**Stated exercise:** Repeat the records in full and exactly, omitting pictures.

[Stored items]
START

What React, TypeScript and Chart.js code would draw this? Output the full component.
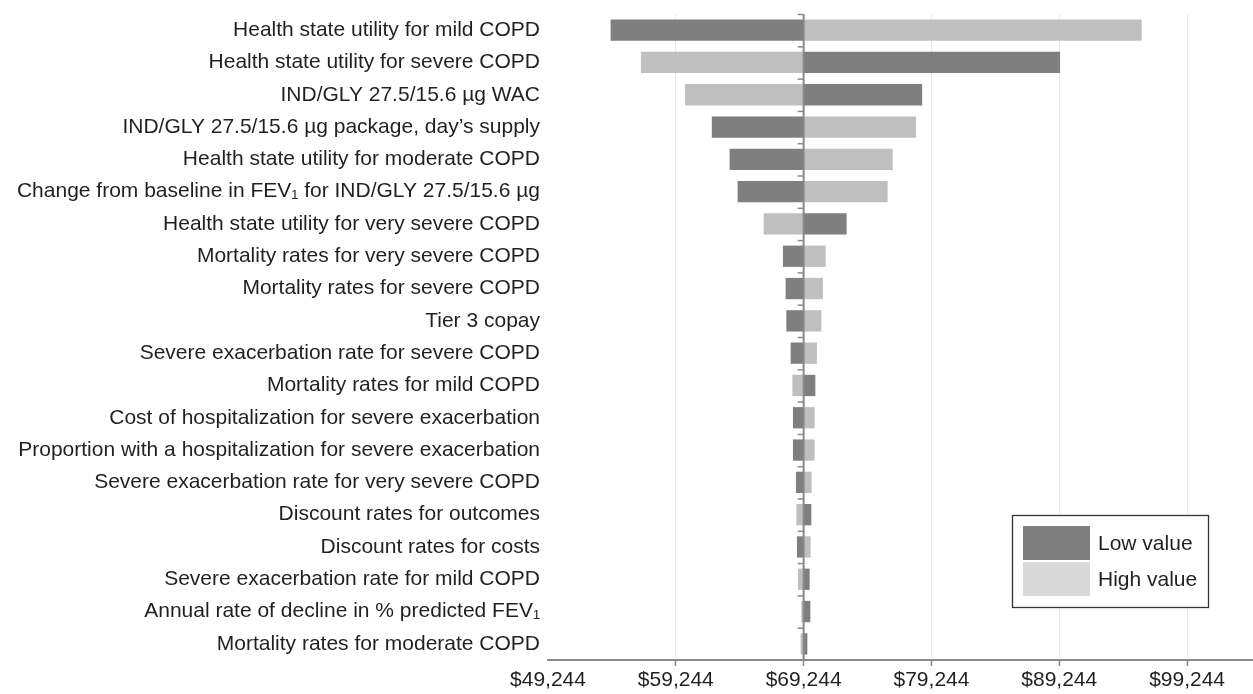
import React, { useEffect, useRef } from "react";
import { Chart, registerables } from "chart.js";

Chart.register(...registerables);

const categories: string[] = [
  "Health state utility for mild COPD",
  "Health state utility for severe COPD",
  "IND/GLY 27.5/15.6 µg WAC",
  "IND/GLY 27.5/15.6 µg package, day’s supply",
  "Health state utility for moderate COPD",
  "Change from baseline in FEV₁ for IND/GLY 27.5/15.6 µg",
  "Health state utility for very severe COPD",
  "Mortality rates for very severe COPD",
  "Mortality rates for severe COPD",
  "Tier 3 copay",
  "Severe exacerbation rate for severe COPD",
  "Mortality rates for mild COPD",
  "Cost of hospitalization for severe exacerbation",
  "Proportion with a hospitalization for severe exacerbation",
  "Severe exacerbation rate for very severe COPD",
  "Discount rates for outcomes",
  "Discount rates for costs",
  "Severe exacerbation rate for mild COPD",
  "Annual rate of decline in % predicted FEV₁",
  "Mortality rates for moderate COPD",
];

const baseCase = 69244;

const lowValueResults: number[] = [
  54142, 89307, 78517, 62061, 63454, 64080, 72609, 67624, 67835, 67890,
  68227, 70160, 68407, 68407, 68641, 69847, 68720, 69714, 69768, 69534,
];

const highValueResults: number[] = [
  95692, 56513, 59964, 78031, 76208, 75817, 66114, 70966, 70754, 70629,
  70285, 68360, 70105, 70105, 69870, 68673, 69792, 68798, 69064, 69009,
];

const xTickValues: number[] = [49244, 59244, 69244, 79244, 89244, 99244];
const xMin = 49244;
const xMax = 104400;

const seriesNames = ["Low value", "High value"];
const barColors = ["#7f7f7f", "#bfbfbf"];
const legendColors = ["#7f7f7f", "#d9d9d9"];

const FONT = "'Liberation Sans', Arial, Helvetica, sans-serif";
const TEXT = "#231f20";
const AXIS = "#8a8a8a";

const centerLinePlugin = {
  id: "centerLine",
  afterDatasetsDraw(chart: any) {
    const { ctx, chartArea, scales } = chart;
    const x = scales.x.getPixelForValue(baseCase);
    const y = scales.y;
    ctx.save();
    ctx.strokeStyle = AXIS;
    ctx.lineWidth = 2;
    ctx.beginPath();
    ctx.moveTo(x, chartArea.top);
    ctx.lineTo(x, chartArea.bottom);
    ctx.stroke();
    ctx.lineWidth = 1.5;
    for (let i = 0; i < categories.length; i++) {
      const yy =
        i === 0
          ? chartArea.top
          : (y.getPixelForValue(i) + y.getPixelForValue(i - 1)) / 2;
      ctx.beginPath();
      ctx.moveTo(x - 6, yy + 0.5);
      ctx.lineTo(x, yy + 0.5);
      ctx.stroke();
    }
    ctx.restore();
  },
};

const boxLegendPlugin = {
  id: "boxLegend",
  afterDraw(chart: any) {
    const { ctx, chartArea } = chart;
    const boxW = 196;
    const boxH = 92;
    const left = chartArea.right - 45 - boxW;
    const top = chartArea.bottom - 53 - boxH;
    ctx.save();
    ctx.fillStyle = "#ffffff";
    ctx.fillRect(left, top, boxW, boxH);
    ctx.strokeStyle = "#333333";
    ctx.lineWidth = 1.3;
    ctx.strokeRect(left + 0.5, top + 0.5, boxW, boxH);
    const sw = 67;
    const sh = 34;
    chart.data.datasets.forEach((ds: any, i: number) => {
      const sx = left + 11;
      const sy = top + 11 + i * (sh + 2);
      ctx.fillStyle = legendColors[i];
      ctx.fillRect(sx, sy, sw, sh);
      ctx.fillStyle = TEXT;
      ctx.font = `21px ${FONT}`;
      ctx.textBaseline = "middle";
      ctx.textAlign = "left";
      ctx.fillText(ds.label, sx + sw + 8, sy + sh / 2 + 1);
    });
    ctx.restore();
  },
};

export default function App() {
  const canvasRef = useRef<HTMLCanvasElement | null>(null);

  useEffect(() => {
    if (!canvasRef.current) return;
    const chart = new Chart(canvasRef.current, {
      type: "bar",
      data: {
        labels: categories,
        datasets: [
          {
            label: seriesNames[0],
            data: categories.map((_, i) => [baseCase, lowValueResults[i]]) as any,
            backgroundColor: barColors[0],
            borderWidth: 0,
            grouped: false,
            categoryPercentage: 1,
            barPercentage: 0.66,
          } as any,
          {
            label: seriesNames[1],
            data: categories.map((_, i) => [baseCase, highValueResults[i]]) as any,
            backgroundColor: barColors[1],
            borderWidth: 0,
            grouped: false,
            categoryPercentage: 1,
            barPercentage: 0.66,
          } as any,
        ],
      },
      options: {
        indexAxis: "y",
        responsive: false,
        maintainAspectRatio: false,
        animation: false,
        devicePixelRatio: 1,
        layout: { padding: { top: 14, right: 0, left: 0, bottom: 0 } },
        plugins: {
          legend: { display: false },
          tooltip: { enabled: false },
        },
        scales: {
          x: {
            type: "linear",
            min: xMin,
            max: xMax,
            afterBuildTicks: (s: any) => {
              s.ticks = xTickValues.map((v) => ({ value: v }));
            },
            afterFit: (s: any) => {
              s.height = 34;
            },
            ticks: {
              autoSkip: false,
              maxRotation: 0,
              padding: 2,
              color: TEXT,
              font: { family: FONT, size: 21 },
              callback: (v: any) => "$" + Number(v).toLocaleString("en-US"),
            },
            grid: {
              color: (c: any) => (c.index === 0 ? "rgba(0,0,0,0)" : "#eaeaea"),
              tickColor: (c: any) => (c.index === 0 ? "rgba(0,0,0,0)" : AXIS),
              tickLength: 6,
              lineWidth: 1,
              tickWidth: 1.5,
            },
            border: { color: AXIS, width: 2 },
          },
          y: {
            type: "category",
            afterFit: (s: any) => {
              s.width = 548;
              s.paddingTop = 0;
              s.paddingBottom = 0;
            },
            grid: { display: false, drawTicks: false },
            border: { display: false },
            ticks: {
              autoSkip: false,
              padding: 8,
              color: TEXT,
              font: { family: FONT, size: 21 },
            },
          },
        },
      } as any,
      plugins: [centerLinePlugin, boxLegendPlugin],
    });
    return () => chart.destroy();
  }, []);

  return (
    <div
      style={{
        position: "absolute",
        left: 0,
        top: 0,
        width: 1253,
        height: 694,
        background: "#ffffff",
      }}
    >
      <canvas
        ref={canvasRef}
        width={1253}
        height={694}
        style={{ width: 1253, height: 694, display: "block" }}
      />
    </div>
  );
}
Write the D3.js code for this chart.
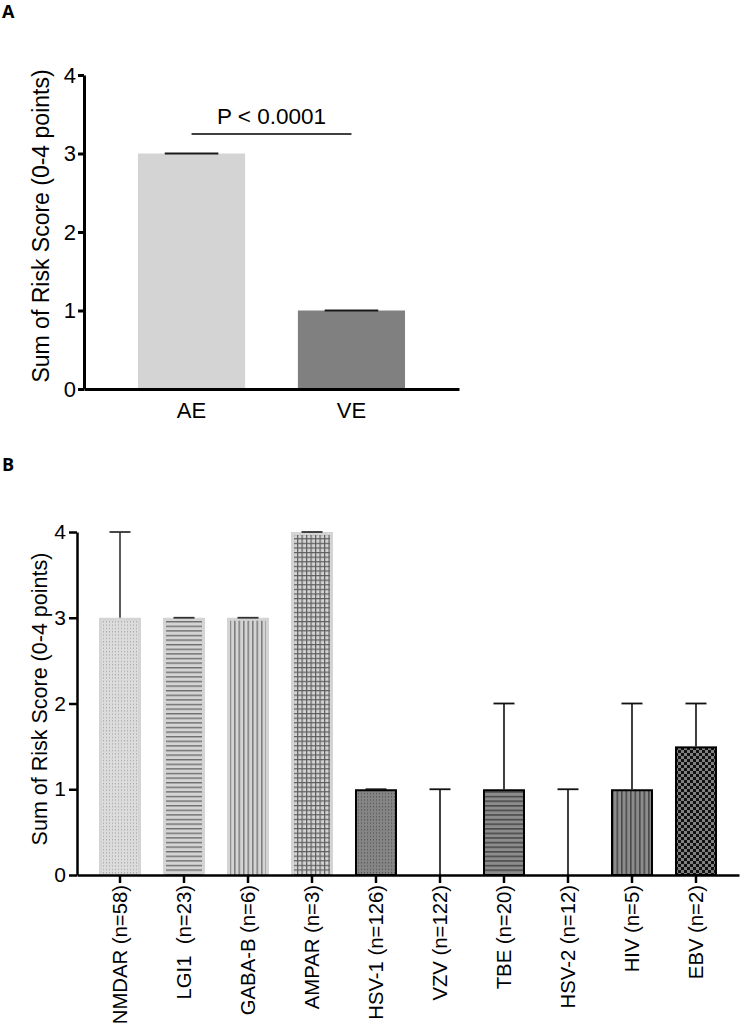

END

**Final result:**
What React, TypeScript and Chart.js code would draw this? Output the full component.
import React, { useEffect, useRef } from "react";
import { Chart, registerables } from "chart.js";

Chart.register(...registerables);

const categories: string[] = [
  "Health state utility for mild COPD",
  "Health state utility for severe COPD",
  "IND/GLY 27.5/15.6 µg WAC",
  "IND/GLY 27.5/15.6 µg package, day’s supply",
  "Health state utility for moderate COPD",
  "Change from baseline in FEV₁ for IND/GLY 27.5/15.6 µg",
  "Health state utility for very severe COPD",
  "Mortality rates for very severe COPD",
  "Mortality rates for severe COPD",
  "Tier 3 copay",
  "Severe exacerbation rate for severe COPD",
  "Mortality rates for mild COPD",
  "Cost of hospitalization for severe exacerbation",
  "Proportion with a hospitalization for severe exacerbation",
  "Severe exacerbation rate for very severe COPD",
  "Discount rates for outcomes",
  "Discount rates for costs",
  "Severe exacerbation rate for mild COPD",
  "Annual rate of decline in % predicted FEV₁",
  "Mortality rates for moderate COPD",
];

const baseCase = 69244;

const lowValueResults: number[] = [
  54142, 89307, 78517, 62061, 63454, 64080, 72609, 67624, 67835, 67890,
  68227, 70160, 68407, 68407, 68641, 69847, 68720, 69714, 69768, 69534,
];

const highValueResults: number[] = [
  95692, 56513, 59964, 78031, 76208, 75817, 66114, 70966, 70754, 70629,
  70285, 68360, 70105, 70105, 69870, 68673, 69792, 68798, 69064, 69009,
];

const xTickValues: number[] = [49244, 59244, 69244, 79244, 89244, 99244];
const xMin = 49244;
const xMax = 104400;

const seriesNames = ["Low value", "High value"];
const barColors = ["#7f7f7f", "#bfbfbf"];
const legendColors = ["#7f7f7f", "#d9d9d9"];

const FONT = "'Liberation Sans', Arial, Helvetica, sans-serif";
const TEXT = "#231f20";
const AXIS = "#8a8a8a";

const centerLinePlugin = {
  id: "centerLine",
  afterDatasetsDraw(chart: any) {
    const { ctx, chartArea, scales } = chart;
    const x = scales.x.getPixelForValue(baseCase);
    const y = scales.y;
    ctx.save();
    ctx.strokeStyle = AXIS;
    ctx.lineWidth = 2;
    ctx.beginPath();
    ctx.moveTo(x, chartArea.top);
    ctx.lineTo(x, chartArea.bottom);
    ctx.stroke();
    ctx.lineWidth = 1.5;
    for (let i = 0; i < categories.length; i++) {
      const yy =
        i === 0
          ? chartArea.top
          : (y.getPixelForValue(i) + y.getPixelForValue(i - 1)) / 2;
      ctx.beginPath();
      ctx.moveTo(x - 6, yy + 0.5);
      ctx.lineTo(x, yy + 0.5);
      ctx.stroke();
    }
    ctx.restore();
  },
};

const boxLegendPlugin = {
  id: "boxLegend",
  afterDraw(chart: any) {
    const { ctx, chartArea } = chart;
    const boxW = 196;
    const boxH = 92;
    const left = chartArea.right - 45 - boxW;
    const top = chartArea.bottom - 53 - boxH;
    ctx.save();
    ctx.fillStyle = "#ffffff";
    ctx.fillRect(left, top, boxW, boxH);
    ctx.strokeStyle = "#333333";
    ctx.lineWidth = 1.3;
    ctx.strokeRect(left + 0.5, top + 0.5, boxW, boxH);
    const sw = 67;
    const sh = 34;
    chart.data.datasets.forEach((ds: any, i: number) => {
      const sx = left + 11;
      const sy = top + 11 + i * (sh + 2);
      ctx.fillStyle = legendColors[i];
      ctx.fillRect(sx, sy, sw, sh);
      ctx.fillStyle = TEXT;
      ctx.font = `21px ${FONT}`;
      ctx.textBaseline = "middle";
      ctx.textAlign = "left";
      ctx.fillText(ds.label, sx + sw + 8, sy + sh / 2 + 1);
    });
    ctx.restore();
  },
};

export default function App() {
  const canvasRef = useRef<HTMLCanvasElement | null>(null);

  useEffect(() => {
    if (!canvasRef.current) return;
    const chart = new Chart(canvasRef.current, {
      type: "bar",
      data: {
        labels: categories,
        datasets: [
          {
            label: seriesNames[0],
            data: categories.map((_, i) => [baseCase, lowValueResults[i]]) as any,
            backgroundColor: barColors[0],
            borderWidth: 0,
            grouped: false,
            categoryPercentage: 1,
            barPercentage: 0.66,
          } as any,
          {
            label: seriesNames[1],
            data: categories.map((_, i) => [baseCase, highValueResults[i]]) as any,
            backgroundColor: barColors[1],
            borderWidth: 0,
            grouped: false,
            categoryPercentage: 1,
            barPercentage: 0.66,
          } as any,
        ],
      },
      options: {
        indexAxis: "y",
        responsive: false,
        maintainAspectRatio: false,
        animation: false,
        devicePixelRatio: 1,
        layout: { padding: { top: 14, right: 0, left: 0, bottom: 0 } },
        plugins: {
          legend: { display: false },
          tooltip: { enabled: false },
        },
        scales: {
          x: {
            type: "linear",
            min: xMin,
            max: xMax,
            afterBuildTicks: (s: any) => {
              s.ticks = xTickValues.map((v) => ({ value: v }));
            },
            afterFit: (s: any) => {
              s.height = 34;
            },
            ticks: {
              autoSkip: false,
              maxRotation: 0,
              padding: 2,
              color: TEXT,
              font: { family: FONT, size: 21 },
              callback: (v: any) => "$" + Number(v).toLocaleString("en-US"),
            },
            grid: {
              color: (c: any) => (c.index === 0 ? "rgba(0,0,0,0)" : "#eaeaea"),
              tickColor: (c: any) => (c.index === 0 ? "rgba(0,0,0,0)" : AXIS),
              tickLength: 6,
              lineWidth: 1,
              tickWidth: 1.5,
            },
            border: { color: AXIS, width: 2 },
          },
          y: {
            type: "category",
            afterFit: (s: any) => {
              s.width = 548;
              s.paddingTop = 0;
              s.paddingBottom = 0;
            },
            grid: { display: false, drawTicks: false },
            border: { display: false },
            ticks: {
              autoSkip: false,
              padding: 8,
              color: TEXT,
              font: { family: FONT, size: 21 },
            },
          },
        },
      } as any,
      plugins: [centerLinePlugin, boxLegendPlugin],
    });
    return () => chart.destroy();
  }, []);

  return (
    <div
      style={{
        position: "absolute",
        left: 0,
        top: 0,
        width: 1253,
        height: 694,
        background: "#ffffff",
      }}
    >
      <canvas
        ref={canvasRef}
        width={1253}
        height={694}
        style={{ width: 1253, height: 694, display: "block" }}
      />
    </div>
  );
}
Write the D3.js code for this chart.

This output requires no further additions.